30.1.04

Brassaï

Brassaï, Paris de nuitAs far as I'm concerned, you can never look at too many pictures of Paris. So I've been looking up some resources on the Hungarian photographer Brassaï, inspired by an old article I read (Brassaï plein cadre, May 26, 2000, in Le Point) on the big exhibition (Brassaï) at the Centre Pompidou back in 2000. Gyula Halász took his pseudonym from Brassó, the village in Hungary where he was born (this town is now in Romania). He arrived in Paris in 1925, which he immediately recognized as his adopted home (his tomb is in the Montparnasse Cemetery). He came to France as a journalist but thought that he might make a better income if he became a photographer, so he learned how to use a camera. As recounted in the article, it was the Parisian night that first captivated him (see image at right):
"Night suggests, but it does not show. It frees the forces in us that, during the day, are subdued by reason." He loved the faces that tell a story, the little jobs that speak of the town's real nature, the places of pleasure, the reverberations, and their spots of light. Let's go! On his back, twenty-four unexposed plates (the maximum he could carry) and his camera (rather unwieldy, like those of the time [see the self-portrait Brassaï, Boulevard Saint-Jacques, 1932]). The stroll begins.

In 1932, his first book appeared: Paris by Night, sixty-two images with a preface by Paul Morand. A triumph at the bookstores. This poetry without sentimentality, this intoxicating seizure of contrasts, this shimmer of lines, yes, Paris recognized itself in his work, and his friend Henry Miller gave him the title of "the eye of Paris." André Breton wanted to bring him into his surrealist group, but he always resisted, suspecting Breton to be a tyrant and accepting only the presitigious collaboration on the Minotaure review, where his spread showed magnificent nudes [see these two examples]. "They thought of my photos as surrealist because they revealed a ghostly Paris, unreal, drowned in night and fog. But the surrealism of my images was nothing but reality rendered fantastic by dreaming. I sought only to express reality, because nothing is more surreal."
There are lots of images of Brassaï's photographs to see online, including the Brassaï pages from Masters of Photography; Brassaï and Night Photographs from Boston University; Brassaï: The Soul of Paris (2001) at the Hayward Gallery in London; Brassaï: Das Auge von Paris from the Kunstmuseum in Wolfsburg; and, with no images, an interesting article about Brassaï's reading of Proust (Brassaï, lecteur de Proust, by Jean-Pierre Montier).
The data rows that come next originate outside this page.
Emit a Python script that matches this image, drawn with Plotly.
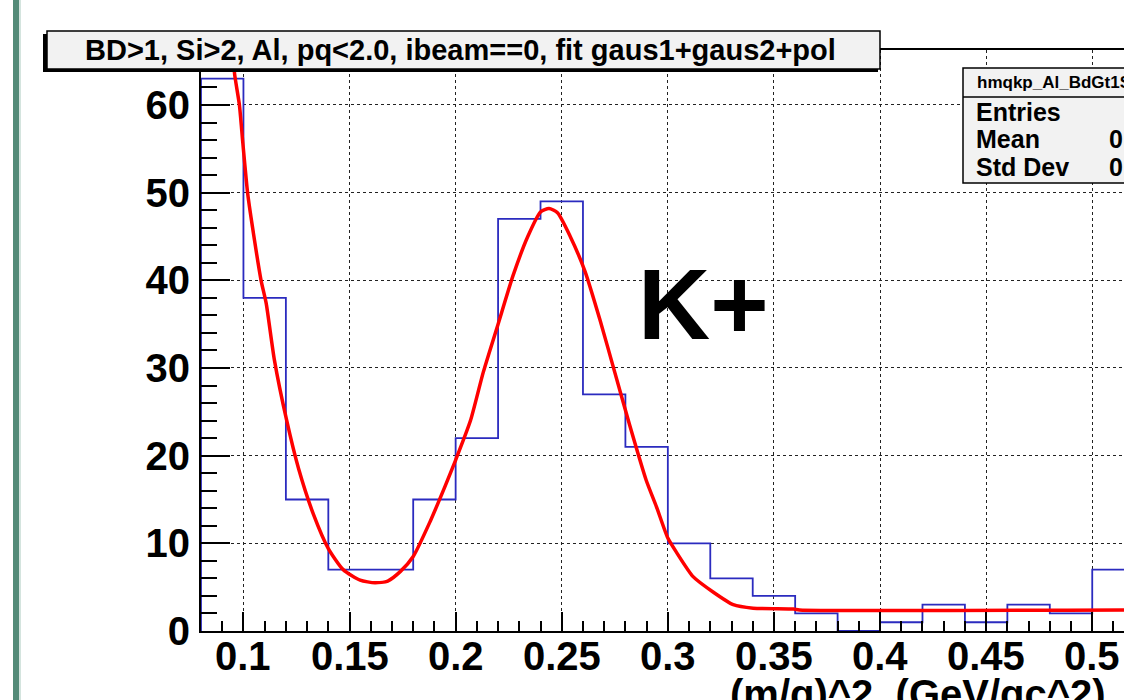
import plotly.graph_objects as go

# ---------------- data ----------------
bin_edges = [0.08, 0.10, 0.12, 0.14, 0.16, 0.18, 0.20, 0.22, 0.24, 0.26, 0.28, 0.30,
             0.32, 0.34, 0.36, 0.38, 0.40, 0.42, 0.44, 0.46, 0.48, 0.50, 0.52]
counts = [63, 38, 15, 7, 7, 15, 22, 47, 49, 27, 21, 10, 6, 4, 2, 0, 1, 3, 1, 3, 2, 7]

fit_x = [0.0950, 0.0958, 0.0981, 0.0997, 0.1020, 0.1052, 0.1083, 0.1107, 0.1146, 0.1203,
         0.126, 0.133, 0.140, 0.147, 0.155, 0.162, 0.168, 0.174, 0.180, 0.188, 0.195,
         0.200, 0.207, 0.213, 0.220, 0.227, 0.234, 0.240, 0.244, 0.248, 0.254, 0.261,
         0.268, 0.275, 0.282, 0.2898, 0.2946, 0.300, 0.304, 0.3119, 0.3213, 0.3308,
         0.3402, 0.3592, 0.362, 0.52]
fit_y = [67.0, 63.6, 60.0, 55.7, 49.9, 44.6, 40.0, 37.4, 30.9, 24.1,
         18.5, 13.3, 9.4, 7.0, 5.8, 5.5, 5.7, 6.8, 8.5, 12.5, 16.5,
         19.5, 24.0, 29.5, 35.0, 40.5, 45.0, 47.8, 48.2, 47.7, 45.0, 41.0,
         35.5, 29.5, 23.5, 17.2, 14.2, 10.6, 9.0, 6.2, 4.45, 3.0,
         2.6, 2.5, 2.4, 2.4]

x_ticks = [0.1, 0.15, 0.2, 0.25, 0.3, 0.35, 0.4, 0.45, 0.5]
x_tick_labels = ["0.1", "0.15", "0.2", "0.25", "0.3", "0.35", "0.4", "0.45", "0.5"]
y_ticks = [0, 10, 20, 30, 40, 50, 60]
y_tick_labels = ["0", "10", "20", "30", "40", "50", "60"]

title_text = "BD>1, Si>2, Al, pq<2.0, ibeam==0, fit gaus1+gaus2+pol"
x_title = "(m/q)^2, (GeV/qc^2)"
stats_name = "hmqkp_Al_BdGt1Si2"
stats_labels = ["Entries", "Mean", "Std Dev"]
stats_values = ["", "0.", "0."]
peak_label = "K+"

# ---------------- layout geometry (pixels) ----------------
W, H = 1124, 700
L, R, T, B = 201, 1124, 50, 631
FAM = "Liberation Sans, Arial, sans-serif"


def px(x):
    return (x - L) / (R - L)


def py(y):
    return (B - y) / (B - T)


def bold(s):
    return dict(family=FAM, size=s, color="black", weight="bold")


# histogram outline as step line
hx = [bin_edges[0]]
hy = [0]
for i, c in enumerate(counts):
    hx += [bin_edges[i], bin_edges[i + 1]]
    hy += [c, c]

fig = go.Figure()
fig.add_trace(go.Scatter(x=hx, y=hy, mode="lines",
                         line=dict(color="#2b2bbf", width=1.8),
                         hoverinfo="skip", showlegend=False))
fig.add_trace(go.Scatter(x=fit_x, y=fit_y, mode="lines",
                         line=dict(color="#ff0000", width=3.5, shape="spline", smoothing=0.6),
                         hoverinfo="skip", showlegend=False))

fig.update_xaxes(range=[0.08, 0.08 + (R - L) / 2122.0],
                 tickmode="array", tickvals=x_ticks, ticktext=x_tick_labels,
                 showticklabels=False,
                 ticks="inside", ticklen=19, tickwidth=1.5, tickcolor="black",
                 minor=dict(dtick=0.01, tick0=0, ticks="inside", ticklen=10,
                            tickwidth=1.5, tickcolor="black", showgrid=False),
                 showgrid=True, gridcolor="#222222", griddash="dot", gridwidth=1.2,
                 showline=True, linecolor="black", linewidth=2, mirror=True,
                 zeroline=False)
fig.update_yaxes(range=[0, (B - T) / 8.767],
                 tickmode="array", tickvals=y_ticks, ticktext=y_tick_labels,
                 ticks="inside", ticklen=29, tickwidth=1.5, tickcolor="black",
                 minor=dict(dtick=2, tick0=0, ticks="inside", ticklen=16,
                            tickwidth=1.5, tickcolor="black", showgrid=False),
                 showgrid=True, gridcolor="#222222", griddash="dot", gridwidth=1.2,
                 showline=True, linecolor="black", linewidth=2, mirror=False,
                 zeroline=False, tickfont=bold(40), ticklabelstandoff=1)

shapes = []
# left green bar
shapes.append(dict(type="rect", xref="paper", yref="paper",
                   x0=px(13), x1=px(19), y0=py(0), y1=py(700),
                   fillcolor="#548b78", line=dict(width=0), layer="above"))
shapes.append(dict(type="rect", xref="paper", yref="paper",
                   x0=px(19), x1=px(21), y0=py(0), y1=py(700),
                   fillcolor="#d4e4de", line=dict(width=0), layer="above"))
# title box shadow + box
shapes.append(dict(type="rect", xref="paper", yref="paper",
                   x0=px(43), x1=px(878), y0=py(72), y1=py(34),
                   fillcolor="black", line=dict(width=0), layer="above"))
shapes.append(dict(type="rect", xref="paper", yref="paper",
                   x0=px(47), x1=px(880), y0=py(69), y1=py(31),
                   fillcolor="#f2f2f2", line=dict(color="black", width=1.5), layer="above"))
# stats box
shapes.append(dict(type="rect", xref="paper", yref="paper",
                   x0=px(963), x1=px(1140), y0=py(183), y1=py(68),
                   fillcolor="#f2f2f2", line=dict(color="black", width=1.5), layer="above"))
shapes.append(dict(type="line", xref="paper", yref="paper",
                   x0=px(963), x1=px(1140), y0=py(97), y1=py(97),
                   line=dict(color="black", width=1.5), layer="above"))

ann = []
ann.append(dict(text=title_text, xref="paper", yref="paper", x=px(460), y=py(50),
                xanchor="center", yanchor="middle", showarrow=False, font=bold(29)))
ann.append(dict(text=stats_name, xref="paper", yref="paper", x=px(975), y=py(82),
                xanchor="left", yanchor="middle", showarrow=False, font=bold(17)))
for lab, val, yy in zip(stats_labels, stats_values, [112, 139, 167]):
    ann.append(dict(text=lab, xref="paper", yref="paper", x=px(974), y=py(yy),
                    xanchor="left", yanchor="middle", showarrow=False, font=bold(25)))
    if val:
        ann.append(dict(text=val, xref="paper", yref="paper", x=px(1107), y=py(yy),
                        xanchor="left", yanchor="middle", showarrow=False, font=bold(25)))
ann.append(dict(text=peak_label, xref="paper", yref="paper", x=px(703), y=py(304),
                xanchor="center", yanchor="middle", showarrow=False, font=bold(100)))
# x tick labels
for v, t in zip(x_ticks, x_tick_labels):
    ann.append(dict(text=t, xref="x", yref="paper", x=v, y=py(632),
                    xanchor="center", yanchor="top", showarrow=False, font=bold(40)))
ann.append(dict(text=x_title, xref="paper", yref="paper", x=px(728), y=py(670),
                xanchor="left", yanchor="top", showarrow=False, font=bold(40)))

fig.update_layout(width=W, height=H,
                  margin=dict(l=L, r=W - R, t=T, b=H - B, pad=0),
                  paper_bgcolor="white", plot_bgcolor="white",
                  shapes=shapes, annotations=ann, showlegend=False)

fig.write_html("out.html")
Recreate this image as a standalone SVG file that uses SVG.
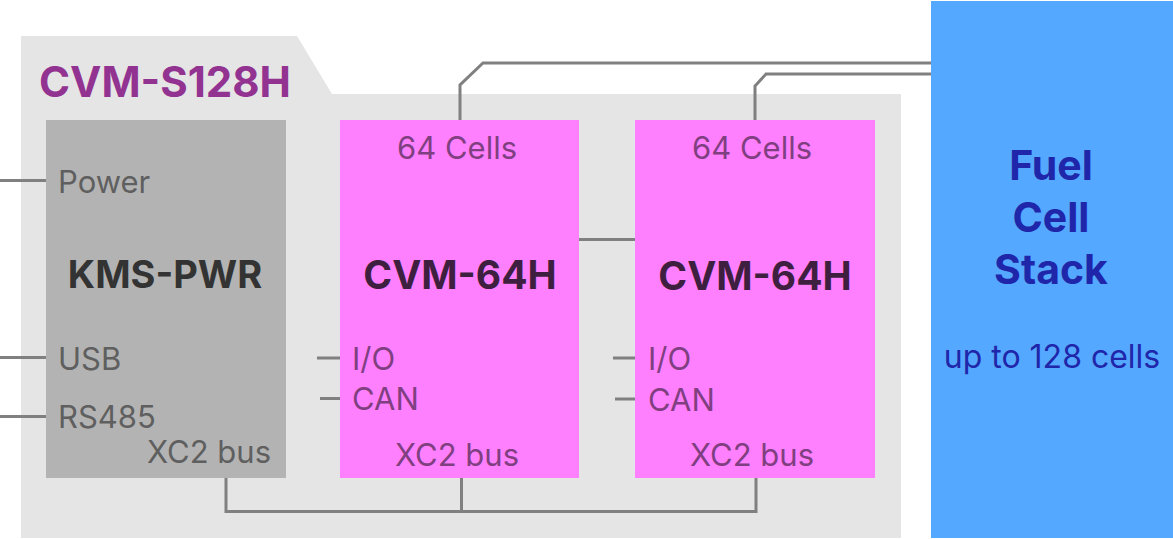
<svg xmlns="http://www.w3.org/2000/svg" width="1173" height="539" viewBox="0 0 1173 539">
<style>
.t{font-family:Inter,"Liberation Sans",sans-serif}
.reg{font-size:31px;font-weight:400}
.bold{font-weight:700}
.c{text-anchor:middle}
.gl{fill:#5f5f5f}
.pl{fill:#7f3f80}
.ln{fill:none;stroke:#808080;stroke-width:3}
</style>
<rect width="1173" height="539" fill="#ffffff"/>
<g id="container">
<path d="M21 36 H297 L332 94 H901 V538 H21 Z" fill="#e5e5e5"/>
<text class="t bold" x="39" y="97" font-size="42" fill="#933391">CVM-S128H</text>
</g>
<g id="connectors">
<path class="ln" d="M0 180.5 H46 M0 357.5 H46 M0 416.5 H46"/>
<path class="ln" d="M317 358 H340 M320 398.5 H340 M613 358 H635 M615 399 H635"/>
<path class="ln" d="M579 239.5 H635"/>
<path class="ln" d="M226 478 V511.5 H756 V478 M461.5 478 V511.5"/>
<path class="ln" d="M460 120 V85 L483 63 H931"/>
<path class="ln" d="M755 120 V86 L766 74 H931"/>
</g>
<g id="kms-pwr">
<rect x="46" y="120" width="240" height="358" fill="#b3b3b3"/>
<text class="t reg gl" x="58" y="193">Power</text>
<text class="t bold c" x="165" y="288" font-size="38" fill="#333333">KMS-PWR</text>
<text class="t reg gl" x="58" y="370">USB</text>
<text class="t reg gl" x="58" y="428">RS485</text>
<text class="t reg gl" x="147" y="463">XC2 bus</text>
</g>
<g id="cvm-64h-1">
<rect x="340" y="120" width="239" height="358" fill="#ff80ff"/>
<text class="t reg pl c" x="457" y="159">64 Cells</text>
<text class="t bold c" x="460" y="289" font-size="39" fill="#3f1f3f">CVM-64H</text>
<text class="t reg pl" x="352" y="370">I/O</text>
<text class="t reg pl" x="352" y="410">CAN</text>
<text class="t reg pl c" x="457" y="466">XC2 bus</text>
</g>
<g id="cvm-64h-2">
<rect x="635" y="120" width="240" height="358" fill="#ff80ff"/>
<text class="t reg pl c" x="752" y="159">64 Cells</text>
<text class="t bold c" x="755" y="290" font-size="39" fill="#3f1f3f">CVM-64H</text>
<text class="t reg pl" x="648" y="370">I/O</text>
<text class="t reg pl" x="648" y="411">CAN</text>
<text class="t reg pl c" x="752" y="466">XC2 bus</text>
</g>
<g id="fuel-cell-stack">
<rect x="931" y="1" width="242" height="537" fill="#55a8ff"/>
<text class="t bold c" x="1051" y="180" font-size="41" fill="#1f26aa">Fuel</text>
<text class="t bold c" x="1051" y="232" font-size="41" fill="#1f26aa">Cell</text>
<text class="t bold c" x="1051" y="284" font-size="41" fill="#1f26aa">Stack</text>
<text class="t c" x="1052" y="368" font-size="32" fill="#1f26aa">up to 128 cells</text>
</g>
</svg>
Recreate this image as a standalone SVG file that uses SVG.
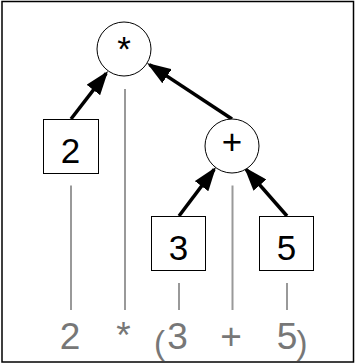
<svg xmlns="http://www.w3.org/2000/svg" width="356" height="364" viewBox="0 0 356 364">
<defs>
<style>
.node{fill:#fff;stroke:#000;stroke-width:1}
.lbl{font-family:"Liberation Sans",Arial,sans-serif;font-size:35px;fill:#000;text-anchor:middle}
.tok{font-family:"Liberation Sans",Arial,sans-serif;font-size:37px;fill:#777;text-anchor:middle}
.par{font-size:33px}
.edge{stroke:#000;stroke-width:3.5;fill:none;marker-end:url(#ah)}
.guide{stroke:#999;stroke-width:2}
</style>
<marker id="ah" markerUnits="userSpaceOnUse" markerWidth="24" markerHeight="17" refX="21" refY="8.5" orient="auto">
<path d="M0,0 L24,8.5 L0,17 z" fill="#000"/>
</marker>
</defs>
<rect x="0" y="0" width="356" height="364" fill="#fff"/>
<g id="guides">
<line class="guide" x1="71" y1="185.5" x2="71" y2="310"/>
<line class="guide" x1="125" y1="89" x2="125" y2="310"/>
<line class="guide" x1="179" y1="283" x2="179" y2="310"/>
<line class="guide" x1="232.5" y1="185.5" x2="232.5" y2="310"/>
<line class="guide" x1="287" y1="283" x2="287" y2="310"/>
</g>
<g id="connectors">
<line class="edge" x1="71" y1="119" x2="106.2" y2="73.4"/>
<line class="edge" x1="232" y1="119" x2="149.5" y2="64.6"/>
<line class="edge" x1="179" y1="216" x2="214.2" y2="169.4"/>
<line class="edge" x1="287" y1="216" x2="246.1" y2="169.3"/>
</g>
<g id="node-mul">
<circle class="node" cx="124" cy="49" r="27"/>
<text class="lbl" x="124" y="61">*</text>
</g>
<g id="node-2">
<rect class="node" x="43.5" y="119.5" width="55" height="54"/>
<text class="lbl" x="70.5" y="163">2</text>
</g>
<g id="node-plus">
<circle class="node" cx="232" cy="146" r="27"/>
<text class="lbl" x="232" y="154">+</text>
</g>
<g id="node-3">
<rect class="node" x="151.5" y="216.5" width="54" height="54"/>
<text class="lbl" x="178.5" y="260">3</text>
</g>
<g id="node-5">
<rect class="node" x="259.5" y="216.5" width="54" height="54"/>
<text class="lbl" x="286.5" y="260">5</text>
</g>
<g id="tokens">
<text class="tok" x="70" y="349">2</text>
<text class="tok" x="123.5" y="348">*</text>
<text class="tok"><tspan class="par" x="159.5" y="353.5">(</tspan><tspan x="177.5" y="349">3</tspan></text>
<text class="tok" x="231" y="349">+</text>
<text class="tok"><tspan x="287" y="349">5</tspan><tspan class="par" x="302" y="353.5">)</tspan></text>
</g>
<rect x="2" y="1.5" width="351.5" height="360.5" fill="none" stroke="#000" stroke-width="1.5"/>
</svg>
What the Eye of Paris recorded is not only the beautiful and serene (for example, The Viaduc d'Auteuil at Night, 1932; and Matisse Sketching, 1939) but scenes from the underworld of 1930s Paris: prostitutes (Chez 'Suzy', 1932; Prostitute at Corner of Rue de la Reynie and Rue Quincampoix, 1933), old frauds (Bijou, 1932), drug users (Opium Den, 1931), the homeless (Clochard Looking for Food, 1932), homosexuals (Lesbian Couple at Le Monocle, 1932), or street thugs (Toughs in Big Albert's Gang, 1931-32). Think of Brassaï's photographs as the visual counterpart to a book like Henry Miller's Tropic of Cancer.